**TASK**:
Report how many lines of the following entries include the string "LaTeX"; respond with the number alone.

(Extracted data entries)
● ● ● ● ●

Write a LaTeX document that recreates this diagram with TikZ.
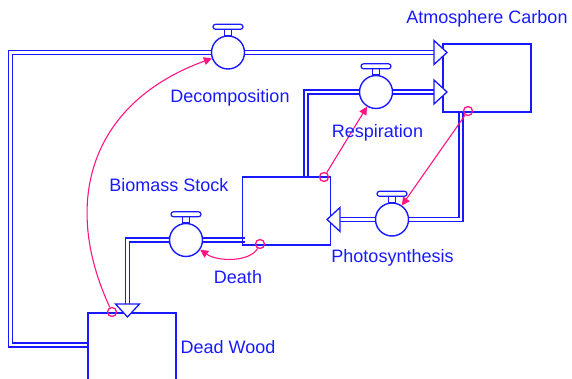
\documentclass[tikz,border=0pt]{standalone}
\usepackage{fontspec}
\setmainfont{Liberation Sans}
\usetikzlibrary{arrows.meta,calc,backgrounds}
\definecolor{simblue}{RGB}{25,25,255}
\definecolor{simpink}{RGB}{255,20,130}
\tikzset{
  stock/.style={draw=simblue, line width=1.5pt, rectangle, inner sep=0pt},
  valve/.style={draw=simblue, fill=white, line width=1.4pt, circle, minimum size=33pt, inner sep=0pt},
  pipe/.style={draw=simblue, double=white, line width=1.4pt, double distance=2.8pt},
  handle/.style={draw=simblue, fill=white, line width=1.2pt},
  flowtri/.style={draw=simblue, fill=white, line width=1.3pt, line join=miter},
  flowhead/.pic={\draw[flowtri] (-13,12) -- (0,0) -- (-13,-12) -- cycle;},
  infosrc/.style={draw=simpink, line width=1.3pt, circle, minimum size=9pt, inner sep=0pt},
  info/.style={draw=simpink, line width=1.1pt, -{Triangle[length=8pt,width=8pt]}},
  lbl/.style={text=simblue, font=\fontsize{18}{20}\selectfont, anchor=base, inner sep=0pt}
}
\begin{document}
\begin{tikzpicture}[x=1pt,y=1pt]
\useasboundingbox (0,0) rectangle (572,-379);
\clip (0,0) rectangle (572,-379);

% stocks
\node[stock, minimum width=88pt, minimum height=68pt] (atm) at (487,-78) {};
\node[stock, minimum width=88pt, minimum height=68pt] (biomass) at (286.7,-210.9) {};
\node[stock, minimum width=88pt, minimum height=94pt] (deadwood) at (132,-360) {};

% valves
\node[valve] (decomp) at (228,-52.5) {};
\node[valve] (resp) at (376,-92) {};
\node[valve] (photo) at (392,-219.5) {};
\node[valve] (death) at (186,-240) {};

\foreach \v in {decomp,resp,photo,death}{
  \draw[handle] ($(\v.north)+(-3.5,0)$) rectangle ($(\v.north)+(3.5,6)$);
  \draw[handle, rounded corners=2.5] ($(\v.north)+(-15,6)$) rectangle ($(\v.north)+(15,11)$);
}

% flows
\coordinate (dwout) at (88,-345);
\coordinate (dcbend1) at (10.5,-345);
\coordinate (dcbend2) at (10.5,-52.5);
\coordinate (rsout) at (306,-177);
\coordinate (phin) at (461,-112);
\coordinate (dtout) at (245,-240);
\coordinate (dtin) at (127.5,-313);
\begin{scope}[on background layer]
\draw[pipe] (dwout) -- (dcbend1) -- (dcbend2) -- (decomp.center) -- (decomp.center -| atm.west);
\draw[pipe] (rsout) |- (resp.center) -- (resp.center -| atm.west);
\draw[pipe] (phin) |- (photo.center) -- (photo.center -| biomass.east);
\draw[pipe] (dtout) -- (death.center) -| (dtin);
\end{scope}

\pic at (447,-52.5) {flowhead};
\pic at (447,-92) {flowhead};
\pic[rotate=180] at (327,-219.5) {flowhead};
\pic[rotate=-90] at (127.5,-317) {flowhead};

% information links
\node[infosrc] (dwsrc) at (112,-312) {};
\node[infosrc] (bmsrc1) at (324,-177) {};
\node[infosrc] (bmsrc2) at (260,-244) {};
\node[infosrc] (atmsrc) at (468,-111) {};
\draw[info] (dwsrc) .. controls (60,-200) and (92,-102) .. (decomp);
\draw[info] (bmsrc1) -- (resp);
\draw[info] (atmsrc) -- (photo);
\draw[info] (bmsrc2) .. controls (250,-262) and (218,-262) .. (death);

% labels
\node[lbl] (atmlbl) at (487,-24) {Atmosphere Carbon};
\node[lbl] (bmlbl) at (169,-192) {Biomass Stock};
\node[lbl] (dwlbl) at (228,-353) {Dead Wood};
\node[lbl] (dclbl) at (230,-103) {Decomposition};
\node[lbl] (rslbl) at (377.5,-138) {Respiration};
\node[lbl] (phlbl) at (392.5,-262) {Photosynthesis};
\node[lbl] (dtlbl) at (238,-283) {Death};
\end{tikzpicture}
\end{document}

● ● ● ● ●

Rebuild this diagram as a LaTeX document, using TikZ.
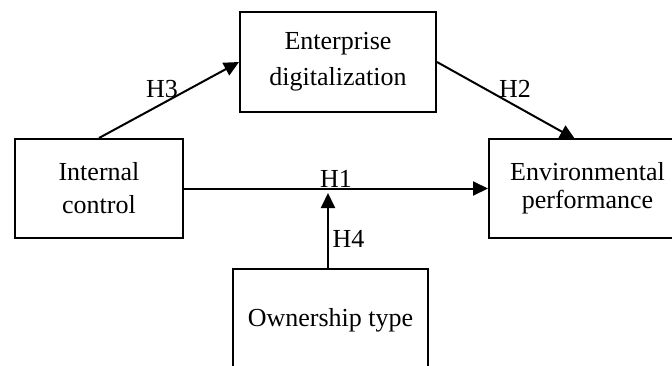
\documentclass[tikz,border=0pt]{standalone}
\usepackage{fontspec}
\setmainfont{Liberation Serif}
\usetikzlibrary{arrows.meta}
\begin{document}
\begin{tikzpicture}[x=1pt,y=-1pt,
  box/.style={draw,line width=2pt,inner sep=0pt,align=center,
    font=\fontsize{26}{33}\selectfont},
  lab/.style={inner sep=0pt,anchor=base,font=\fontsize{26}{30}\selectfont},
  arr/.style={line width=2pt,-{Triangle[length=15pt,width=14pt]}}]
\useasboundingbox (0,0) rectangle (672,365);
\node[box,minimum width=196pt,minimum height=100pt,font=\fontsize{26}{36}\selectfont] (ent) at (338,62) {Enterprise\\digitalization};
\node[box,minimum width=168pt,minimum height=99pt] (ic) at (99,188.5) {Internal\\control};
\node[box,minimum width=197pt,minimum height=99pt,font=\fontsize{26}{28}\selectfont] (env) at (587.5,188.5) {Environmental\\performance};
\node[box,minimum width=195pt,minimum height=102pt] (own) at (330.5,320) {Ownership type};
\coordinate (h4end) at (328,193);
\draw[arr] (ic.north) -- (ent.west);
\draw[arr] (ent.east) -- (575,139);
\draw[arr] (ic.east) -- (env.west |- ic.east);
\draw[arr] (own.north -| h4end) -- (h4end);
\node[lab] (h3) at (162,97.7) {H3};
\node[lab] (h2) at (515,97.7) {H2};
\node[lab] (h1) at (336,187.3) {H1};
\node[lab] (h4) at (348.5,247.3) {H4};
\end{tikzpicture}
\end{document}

● ● ● ● ●

**RESULT OF THIS EXERCISE**:
2